Signs You've Outgrown Your CMMS
Many organisations start with a CMMS and find, a few years later, that the tool is bending under the weight of their growth. Here are the warning signs:
- Spreadsheet sprawl. You maintain separate Excel files for asset valuations, compliance certificates, capital budgets, or contractor records because the CMMS cannot handle them.
- No cost-of-ownership visibility. You can see what you spent on a repair but not whether it was cheaper to repair or replace the asset.
- New sites mean new headaches. Adding a facility means standing up a separate CMMS instance or managing siloed data with no cross-site reporting.
- Compliance is always manual. Generating a statutory compliance report means exporting data and formatting it in a separate tool before every audit.
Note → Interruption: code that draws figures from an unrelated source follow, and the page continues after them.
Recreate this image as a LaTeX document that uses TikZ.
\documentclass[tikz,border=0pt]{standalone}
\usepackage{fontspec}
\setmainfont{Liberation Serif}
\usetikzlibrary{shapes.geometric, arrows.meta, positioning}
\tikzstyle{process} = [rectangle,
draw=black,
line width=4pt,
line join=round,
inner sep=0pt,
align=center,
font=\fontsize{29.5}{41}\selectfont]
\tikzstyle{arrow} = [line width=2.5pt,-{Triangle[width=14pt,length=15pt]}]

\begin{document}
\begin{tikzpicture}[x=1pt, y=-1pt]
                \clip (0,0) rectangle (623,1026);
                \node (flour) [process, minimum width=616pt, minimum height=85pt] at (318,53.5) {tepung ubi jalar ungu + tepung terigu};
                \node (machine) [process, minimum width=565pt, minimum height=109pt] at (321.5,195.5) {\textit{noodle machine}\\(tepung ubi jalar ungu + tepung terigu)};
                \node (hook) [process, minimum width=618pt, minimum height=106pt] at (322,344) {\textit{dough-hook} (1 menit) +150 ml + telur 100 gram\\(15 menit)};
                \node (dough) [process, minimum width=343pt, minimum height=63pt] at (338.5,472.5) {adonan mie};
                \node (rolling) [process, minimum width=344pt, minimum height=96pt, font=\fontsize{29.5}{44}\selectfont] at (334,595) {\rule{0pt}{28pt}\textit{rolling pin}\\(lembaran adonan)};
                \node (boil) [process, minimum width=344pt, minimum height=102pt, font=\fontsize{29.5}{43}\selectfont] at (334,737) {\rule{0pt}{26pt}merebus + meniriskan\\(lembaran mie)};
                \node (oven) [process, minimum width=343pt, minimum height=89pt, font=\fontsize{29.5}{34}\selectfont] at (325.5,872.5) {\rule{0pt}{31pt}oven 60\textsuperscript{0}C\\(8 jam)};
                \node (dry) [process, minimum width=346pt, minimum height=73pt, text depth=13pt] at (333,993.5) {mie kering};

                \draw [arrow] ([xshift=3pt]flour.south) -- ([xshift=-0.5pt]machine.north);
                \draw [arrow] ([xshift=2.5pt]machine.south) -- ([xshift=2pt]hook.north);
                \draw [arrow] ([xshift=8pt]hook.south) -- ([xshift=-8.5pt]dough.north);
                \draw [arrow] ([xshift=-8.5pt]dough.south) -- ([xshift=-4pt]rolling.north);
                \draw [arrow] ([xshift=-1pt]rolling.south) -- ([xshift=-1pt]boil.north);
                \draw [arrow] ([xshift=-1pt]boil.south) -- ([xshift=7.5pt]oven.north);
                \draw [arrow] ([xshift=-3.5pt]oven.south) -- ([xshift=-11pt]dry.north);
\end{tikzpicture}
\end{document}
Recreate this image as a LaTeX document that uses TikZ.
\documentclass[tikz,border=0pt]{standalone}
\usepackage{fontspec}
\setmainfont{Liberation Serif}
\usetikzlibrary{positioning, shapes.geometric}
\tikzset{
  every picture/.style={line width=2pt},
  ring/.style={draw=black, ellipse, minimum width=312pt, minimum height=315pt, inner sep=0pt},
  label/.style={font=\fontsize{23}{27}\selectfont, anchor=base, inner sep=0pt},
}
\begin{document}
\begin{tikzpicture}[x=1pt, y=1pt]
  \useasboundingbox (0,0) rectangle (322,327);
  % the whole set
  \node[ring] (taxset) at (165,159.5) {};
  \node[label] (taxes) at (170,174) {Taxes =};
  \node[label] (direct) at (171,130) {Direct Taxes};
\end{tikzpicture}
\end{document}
- Reactive maintenance still dominates. Despite having a PM module, your team spends most of its time firefighting because there is no predictive layer to catch failure early.
- The CMMS and your ERP cannot talk. Purchase orders and invoices are re-entered manually into both systems, creating errors and delays.
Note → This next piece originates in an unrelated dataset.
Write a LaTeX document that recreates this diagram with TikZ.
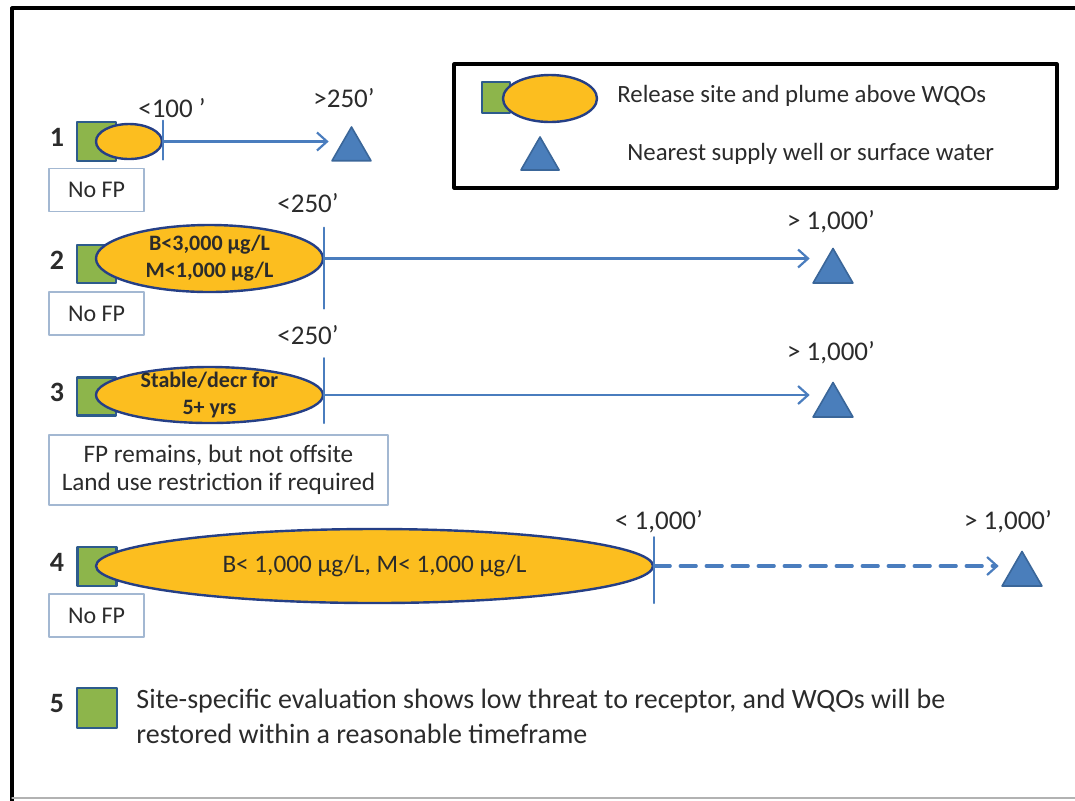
\documentclass[tikz,border=0pt]{standalone}
\usepackage{fontspec}
\setmainfont{Carlito}
\usetikzlibrary{shapes.geometric,arrows.meta}

\definecolor{sitegreen}{HTML}{8DB54B}
\definecolor{siteedge}{HTML}{2D5B8C}
\definecolor{plumefill}{HTML}{FCBE1F}
\definecolor{plumeedge}{HTML}{253F86}
\definecolor{flowblue}{HTML}{4A7DBE}
\definecolor{wellfill}{HTML}{4A7EBB}
\definecolor{welledge}{HTML}{3A6699}
\definecolor{noteedge}{HTML}{A3B8D2}
\definecolor{txtgray}{HTML}{2B2B2B}

\tikzset{
  site/.style={draw=siteedge, fill=sitegreen, line width=1.1pt, minimum width=19.5pt, minimum height=19.5pt, inner sep=0pt},
  plume/.style={ellipse, draw=plumeedge, fill=plumefill, line width=1.2pt, inner sep=0pt},
  plumetext/.style={align=center, inner sep=0pt, text=txtgray, font=\bfseries\fontsize{11}{13.5}\selectfont},
  well/.style={regular polygon, regular polygon sides=3, draw=welledge, fill=wellfill, line width=0.8pt, minimum size=23pt, inner sep=0pt},
  flow/.style={flowblue, line width=1.1pt, shorten >=1pt, -{Straight Barb[length=5pt,width=9pt,line width=1.1pt]}},
  tick/.style={flowblue, line width=1pt},
  note/.style={draw=noteedge, line width=0.8pt, minimum height=21.5pt, inner sep=2pt, align=center, text=txtgray, font=\fontsize{12}{14}\selectfont},
  dist/.style={inner sep=0pt, text=txtgray, font=\fontsize{13.5}{15}\selectfont},
  rownum/.style={inner sep=0pt, text=txtgray, font=\bfseries\fontsize{14}{16}\selectfont},
  legtext/.style={inner sep=0pt, anchor=west, text=txtgray, font=\fontsize{12.4}{14}\selectfont},
}

\begin{document}
\begin{tikzpicture}[x=0.5pt, y=-0.5pt, line join=round, line cap=round]
\useasboundingbox (0,0) rectangle (1075,800);
% outer frame
\draw[line width=1.6pt] (1090,8) -- (12,8) -- (12,805);
\draw[black!30, line width=0.6pt] (12,798) -- (1090,798);

% legend
\draw[line width=1.6pt] (454,64) rectangle (1057,188);
\node[site, minimum width=14pt, minimum height=15.5pt] (lsite) at (496,97.5) {};
\node[plume, minimum width=47pt, minimum height=23.5pt] (lplume) at (550,98.5) {};
\node[legtext] (ltext1) at (617,96) {Release site and plume above WQOs};
\node[well, minimum size=22pt] (lwell) at (540,159) {};
\node[legtext] (ltext2) at (627,154) {Nearest supply well or surface water};

% case 1
\node[rownum] (n1) at (57,137) {1};
\node[site] (site1) at (96.5,141.5) {};
\node[plume, minimum width=33pt, minimum height=17.5pt] (plume1) at (129,141.5) {};
\draw[tick] (plume1.east) ++(0,-21) -- ++(0,39);
\node[dist] (d1) at (172,108) {<100 ’};
\node[well, minimum size=22.5pt] (well1) at (351.5,149.5) {};
\node[dist] (r1) at (344,98) {>250’};
\draw[flow] (plume1.east) -- (plume1.east -| well1.corner 2);
\node[note, minimum width=47.5pt] (fp1) at (96.5,190) {No FP};

% case 2
\node[rownum] (n2) at (57,260) {2};
\node[site, minimum height=19pt] (site2) at (96.5,264) {};
\node[plume, minimum width=113.5pt, minimum height=33.5pt] (plume2) at (209.5,258.5) {};
\node[plumetext] (c2) at (plume2.center) {B<3,000 µg/L\\M<1,000 µg/L};
\draw[tick] (plume2.east) ++(0,-31) -- ++(0,81);
\node[dist] (d2) at (308,203) {<250’};
\node[well] (well2) at (833,271.5) {};
\node[dist] (r2) at (831,222) {> 1,000’};
\draw[flow] (plume2.east) -- (plume2.east -| well2.corner 2);
\node[note, minimum width=47.5pt] (fp2) at (96.5,313.5) {No FP};

% case 3
\node[rownum] (n3) at (57,392) {3};
\node[site, minimum height=19pt] (site3) at (96.5,396.5) {};
\node[plume, minimum width=113.5pt, minimum height=28pt] (plume3) at (209.5,395) {};
\node[plumetext] (c3) at (plume3.center) {Stable/decr for\\5+ yrs};
\draw[tick] (plume3.east) ++(0,-37) -- ++(0,65);
\node[dist] (d3) at (308,335) {<250’};
\node[well] (well3) at (833,405.5) {};
\node[dist] (r3) at (831,353) {> 1,000’};
\draw[flow] (plume3.east) -- (plume3.east -| well3.corner 2);
\node[note, minimum width=169.5pt, minimum height=35pt, font=\fontsize{12.6}{14}\selectfont] (fp3) at (218.5,470) {FP remains, but not offsite\\Land use restriction if required};

% case 4
\node[rownum] (n4) at (57,562) {4};
\node[site] (site4) at (97,566.5) {};
\node[plume, minimum width=278.5pt, minimum height=37pt] (plume4) at (374.5,566) {};
\node[plumetext, font=\fontsize{12.6}{14}\selectfont] (c4) at (plume4.center) {B< 1,000 µg/L, M< 1,000 µg/L};
\draw[tick] (plume4.east) ++(0,-29) -- ++(0,66);
\node[dist] (d4) at (659,522) {< 1,000’};
\node[well] (well4) at (1022,574.5) {};
\node[dist] (r4) at (1008,522) {> 1,000’};
\draw[flow, dashed, dash pattern=on 8pt off 5pt, line width=1.6pt] (plume4.east) -- (plume4.east -| well4.corner 2);
\node[note, minimum width=47.5pt] (fp4) at (96.5,615.5) {No FP};

% case 5
\node[rownum] (n5) at (57,703) {5};
\node[site, minimum width=20pt, minimum height=20pt] (site5) at (97,708) {};
\node[inner sep=0pt, anchor=north west, align=left, text=txtgray, font=\fontsize{14}{17.5}\selectfont] (t5) at (136,689) {Site-specific evaluation shows low threat to receptor, and WQOs will be\\restored within a reasonable timeframe};
\end{tikzpicture}
\end{document}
- HSE lives in a different tool. Permit-to-work, incident reports, and risk assessments are managed in disconnected systems with no link to the assets or work orders they relate to.
Making the Move from CMMS to EAM
Upgrading from a CMMS to an EAM is a strategic decision, not just a software swap. Here is how to approach it:
1. Audit your data maturity
An EAM is only as good as the data behind it. Before migrating, assess the completeness and accuracy of your existing asset register, maintenance history, and spare parts inventory. Clean data accelerates deployment significantly.
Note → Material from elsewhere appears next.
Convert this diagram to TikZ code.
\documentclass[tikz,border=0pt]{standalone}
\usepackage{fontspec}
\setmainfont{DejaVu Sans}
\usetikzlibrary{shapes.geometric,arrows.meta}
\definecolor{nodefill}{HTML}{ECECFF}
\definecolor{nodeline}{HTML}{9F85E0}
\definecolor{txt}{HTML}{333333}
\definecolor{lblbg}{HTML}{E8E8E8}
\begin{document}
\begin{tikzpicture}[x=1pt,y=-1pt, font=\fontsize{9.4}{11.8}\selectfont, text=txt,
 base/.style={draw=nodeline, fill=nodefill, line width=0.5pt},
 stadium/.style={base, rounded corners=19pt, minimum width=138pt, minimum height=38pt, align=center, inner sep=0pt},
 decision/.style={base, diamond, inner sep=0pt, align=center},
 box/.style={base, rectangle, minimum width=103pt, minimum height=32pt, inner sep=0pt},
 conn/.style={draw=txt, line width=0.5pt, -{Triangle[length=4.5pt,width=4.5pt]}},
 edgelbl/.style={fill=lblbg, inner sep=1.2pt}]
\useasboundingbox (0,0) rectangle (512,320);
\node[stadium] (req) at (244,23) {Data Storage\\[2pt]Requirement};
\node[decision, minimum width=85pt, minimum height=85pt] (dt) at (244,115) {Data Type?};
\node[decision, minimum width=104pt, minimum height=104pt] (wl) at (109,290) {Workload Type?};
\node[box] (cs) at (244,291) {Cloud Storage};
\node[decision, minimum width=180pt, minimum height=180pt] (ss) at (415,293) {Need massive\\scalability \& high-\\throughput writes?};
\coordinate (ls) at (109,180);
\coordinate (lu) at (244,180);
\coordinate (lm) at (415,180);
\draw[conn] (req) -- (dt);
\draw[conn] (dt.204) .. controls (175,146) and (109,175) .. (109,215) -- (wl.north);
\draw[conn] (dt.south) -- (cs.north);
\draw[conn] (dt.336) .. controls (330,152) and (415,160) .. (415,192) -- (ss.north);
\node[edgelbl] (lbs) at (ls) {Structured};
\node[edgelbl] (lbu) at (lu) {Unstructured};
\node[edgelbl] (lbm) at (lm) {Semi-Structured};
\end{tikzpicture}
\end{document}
2. Define clear business requirements
What outcomes do you need the EAM to deliver? Reduced downtime, lower total cost of ownership, regulatory compliance, or multi-site consolidation? Prioritise modules accordingly rather than trying to go live with everything at once.
3. Plan a phased rollout
A phased implementation reduces risk and accelerates time-to-value. Start with core asset management and work order management. Add IIoT monitoring, HSE modules, and advanced analytics as the team becomes proficient.
4. Calculate the ROI
Quantify the cost of your current pain points: unplanned downtime, emergency procurement premiums, compliance penalties, and the hidden cost of manual processes. The ROI from even a 10% reduction in downtime often dwarfs the cost of the EAM within the first year.
5. Choose a partner, not just a product
EAM implementation is a project, not just a purchase. Look for a vendor with proven industry experience, a structured onboarding methodology, and long-term support. The cheapest licence rarely means the lowest total cost.
The Bottom Line
CMMS and EAM are not competing products they are different levels of maturity. A CMMS is where most organisations rightly start: it is affordable, quick to deploy, and delivers immediate value by bringing order to maintenance chaos. But as organisations grow in scale, complexity, and regulatory exposure, they inevitably reach the limits of what a maintenance-only tool can do.
An EAM is the natural next step: a strategic platform that turns physical asset management from a cost centre into a competitive advantage. When maintenance data connects with financial data, HSE data, and sensor data in a single system, the insight available to leadership changes fundamentally.
If any of the warning signs in this article resonate with your organisation, it may be time to evaluate whether your current CMMS is still the right tool for the job or whether an EAM is the platform your assets and your business deserve.